:: STATED PROBLEM ::
Emit the data below verbatim, stripping out any pictures.

:: INFORMATION SHOWN ::
--

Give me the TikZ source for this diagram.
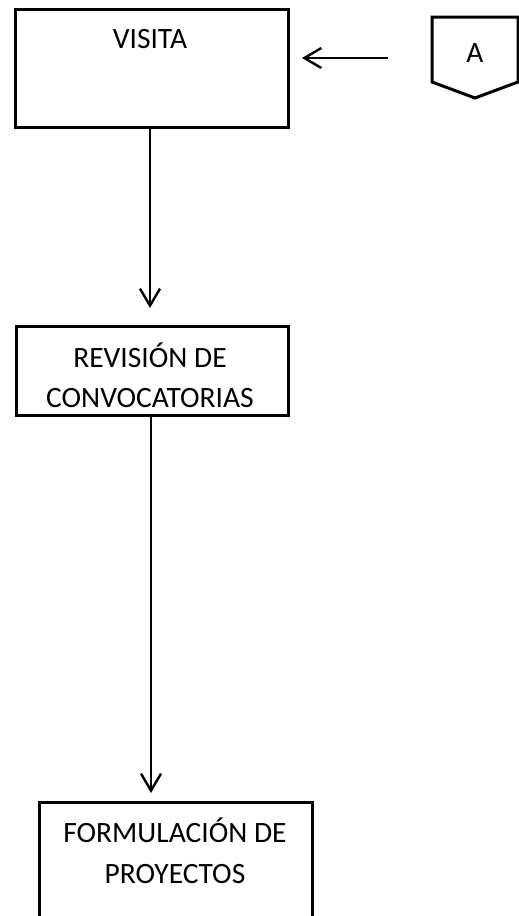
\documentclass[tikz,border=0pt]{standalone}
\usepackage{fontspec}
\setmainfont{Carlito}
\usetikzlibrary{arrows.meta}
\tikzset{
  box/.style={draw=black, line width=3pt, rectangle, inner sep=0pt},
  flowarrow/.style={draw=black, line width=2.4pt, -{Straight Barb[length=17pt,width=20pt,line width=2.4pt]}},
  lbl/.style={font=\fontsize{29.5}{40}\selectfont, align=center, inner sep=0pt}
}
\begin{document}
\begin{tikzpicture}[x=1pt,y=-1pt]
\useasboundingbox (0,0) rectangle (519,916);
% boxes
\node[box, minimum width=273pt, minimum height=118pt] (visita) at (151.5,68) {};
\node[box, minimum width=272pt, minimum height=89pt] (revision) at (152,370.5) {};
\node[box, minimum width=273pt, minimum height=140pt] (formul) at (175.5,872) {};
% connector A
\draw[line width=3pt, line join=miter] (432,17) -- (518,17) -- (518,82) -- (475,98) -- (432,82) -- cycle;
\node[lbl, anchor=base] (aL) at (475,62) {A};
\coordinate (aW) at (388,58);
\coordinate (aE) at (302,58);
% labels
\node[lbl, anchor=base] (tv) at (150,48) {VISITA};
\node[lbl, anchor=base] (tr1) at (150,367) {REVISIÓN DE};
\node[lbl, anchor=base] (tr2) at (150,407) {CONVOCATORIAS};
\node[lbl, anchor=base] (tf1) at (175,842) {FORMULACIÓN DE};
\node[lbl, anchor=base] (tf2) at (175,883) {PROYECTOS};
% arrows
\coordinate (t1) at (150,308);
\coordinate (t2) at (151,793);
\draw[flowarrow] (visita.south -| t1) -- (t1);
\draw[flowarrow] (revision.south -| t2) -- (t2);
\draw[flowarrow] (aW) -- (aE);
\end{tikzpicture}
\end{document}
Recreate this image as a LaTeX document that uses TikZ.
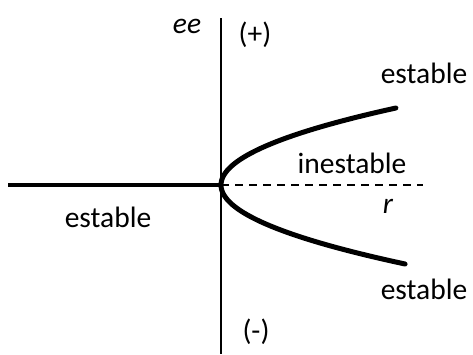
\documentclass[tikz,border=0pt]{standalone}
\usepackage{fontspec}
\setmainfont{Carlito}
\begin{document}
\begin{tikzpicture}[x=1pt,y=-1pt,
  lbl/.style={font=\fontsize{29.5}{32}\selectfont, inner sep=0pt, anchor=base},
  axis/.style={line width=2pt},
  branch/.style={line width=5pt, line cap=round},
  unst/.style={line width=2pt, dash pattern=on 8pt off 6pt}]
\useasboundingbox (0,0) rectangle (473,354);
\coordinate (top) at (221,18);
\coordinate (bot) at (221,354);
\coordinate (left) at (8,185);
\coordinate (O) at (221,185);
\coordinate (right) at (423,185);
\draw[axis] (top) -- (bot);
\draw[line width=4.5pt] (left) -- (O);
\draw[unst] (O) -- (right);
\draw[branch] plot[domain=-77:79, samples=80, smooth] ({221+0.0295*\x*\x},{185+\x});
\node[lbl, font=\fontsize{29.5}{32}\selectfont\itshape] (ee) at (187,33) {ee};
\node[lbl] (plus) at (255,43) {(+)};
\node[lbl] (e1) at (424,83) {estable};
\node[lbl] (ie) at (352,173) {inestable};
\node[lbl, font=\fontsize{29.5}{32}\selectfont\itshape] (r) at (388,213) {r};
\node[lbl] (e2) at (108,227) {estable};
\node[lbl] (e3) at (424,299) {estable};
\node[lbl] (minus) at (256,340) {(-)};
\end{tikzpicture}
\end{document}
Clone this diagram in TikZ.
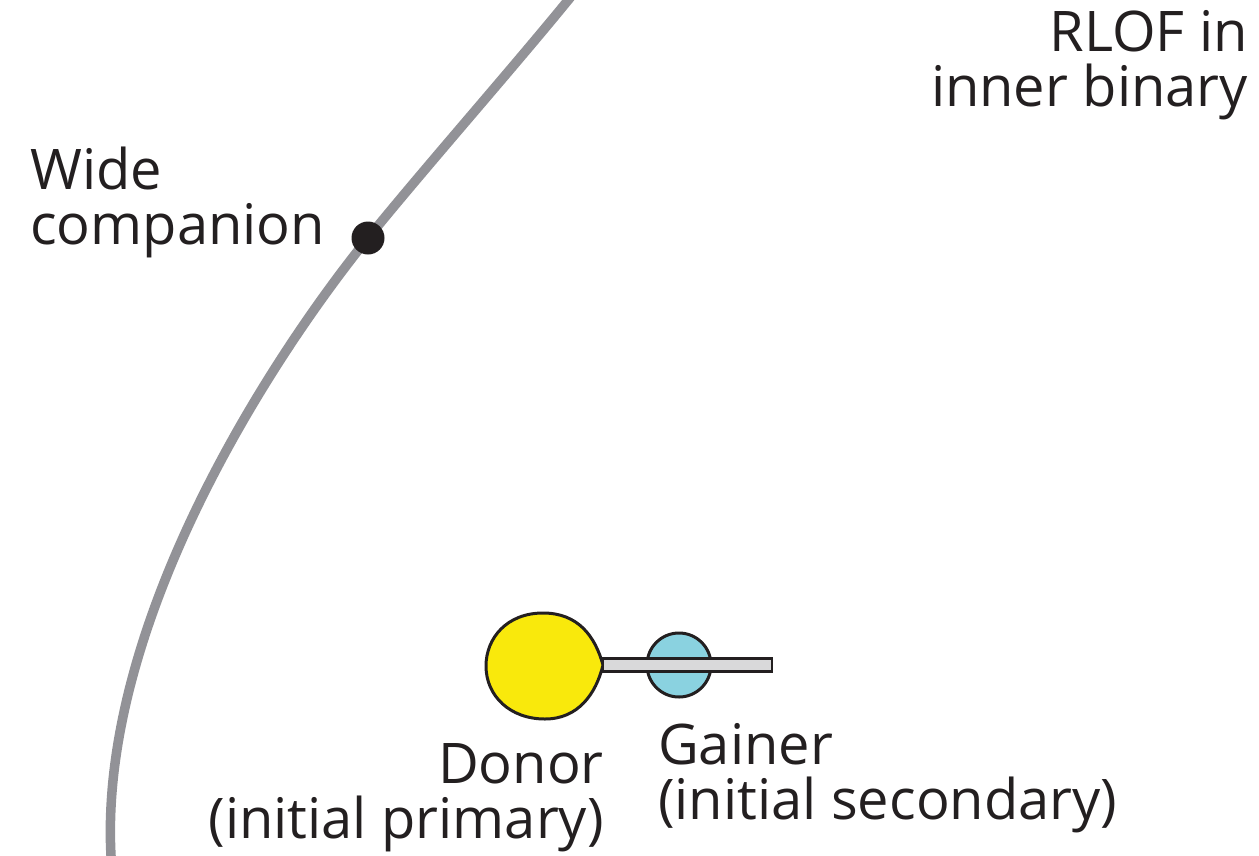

--

:: RESULT ::
Give me the TikZ source for this diagram.
\documentclass[tikz,border=0pt]{standalone}
\usepackage{fontspec}
\setmainfont{Carlito}
\usetikzlibrary{arrows.meta}
\tikzset{
  box/.style={draw=black, line width=3pt, rectangle, inner sep=0pt},
  flowarrow/.style={draw=black, line width=2.4pt, -{Straight Barb[length=17pt,width=20pt,line width=2.4pt]}},
  lbl/.style={font=\fontsize{29.5}{40}\selectfont, align=center, inner sep=0pt}
}
\begin{document}
\begin{tikzpicture}[x=1pt,y=-1pt]
\useasboundingbox (0,0) rectangle (519,916);
% boxes
\node[box, minimum width=273pt, minimum height=118pt] (visita) at (151.5,68) {};
\node[box, minimum width=272pt, minimum height=89pt] (revision) at (152,370.5) {};
\node[box, minimum width=273pt, minimum height=140pt] (formul) at (175.5,872) {};
% connector A
\draw[line width=3pt, line join=miter] (432,17) -- (518,17) -- (518,82) -- (475,98) -- (432,82) -- cycle;
\node[lbl, anchor=base] (aL) at (475,62) {A};
\coordinate (aW) at (388,58);
\coordinate (aE) at (302,58);
% labels
\node[lbl, anchor=base] (tv) at (150,48) {VISITA};
\node[lbl, anchor=base] (tr1) at (150,367) {REVISIÓN DE};
\node[lbl, anchor=base] (tr2) at (150,407) {CONVOCATORIAS};
\node[lbl, anchor=base] (tf1) at (175,842) {FORMULACIÓN DE};
\node[lbl, anchor=base] (tf2) at (175,883) {PROYECTOS};
% arrows
\coordinate (t1) at (150,308);
\coordinate (t2) at (151,793);
\draw[flowarrow] (visita.south -| t1) -- (t1);
\draw[flowarrow] (revision.south -| t2) -- (t2);
\draw[flowarrow] (aW) -- (aE);
\end{tikzpicture}
\end{document}
Recreate this image as a LaTeX document that uses TikZ.
\documentclass[tikz,border=0pt]{standalone}
\usepackage{fontspec}
\setmainfont{Carlito}
\begin{document}
\begin{tikzpicture}[x=1pt,y=-1pt,
  lbl/.style={font=\fontsize{29.5}{32}\selectfont, inner sep=0pt, anchor=base},
  axis/.style={line width=2pt},
  branch/.style={line width=5pt, line cap=round},
  unst/.style={line width=2pt, dash pattern=on 8pt off 6pt}]
\useasboundingbox (0,0) rectangle (473,354);
\coordinate (top) at (221,18);
\coordinate (bot) at (221,354);
\coordinate (left) at (8,185);
\coordinate (O) at (221,185);
\coordinate (right) at (423,185);
\draw[axis] (top) -- (bot);
\draw[line width=4.5pt] (left) -- (O);
\draw[unst] (O) -- (right);
\draw[branch] plot[domain=-77:79, samples=80, smooth] ({221+0.0295*\x*\x},{185+\x});
\node[lbl, font=\fontsize{29.5}{32}\selectfont\itshape] (ee) at (187,33) {ee};
\node[lbl] (plus) at (255,43) {(+)};
\node[lbl] (e1) at (424,83) {estable};
\node[lbl] (ie) at (352,173) {inestable};
\node[lbl, font=\fontsize{29.5}{32}\selectfont\itshape] (r) at (388,213) {r};
\node[lbl] (e2) at (108,227) {estable};
\node[lbl] (e3) at (424,299) {estable};
\node[lbl] (minus) at (256,340) {(-)};
\end{tikzpicture}
\end{document}
Clone this diagram in TikZ.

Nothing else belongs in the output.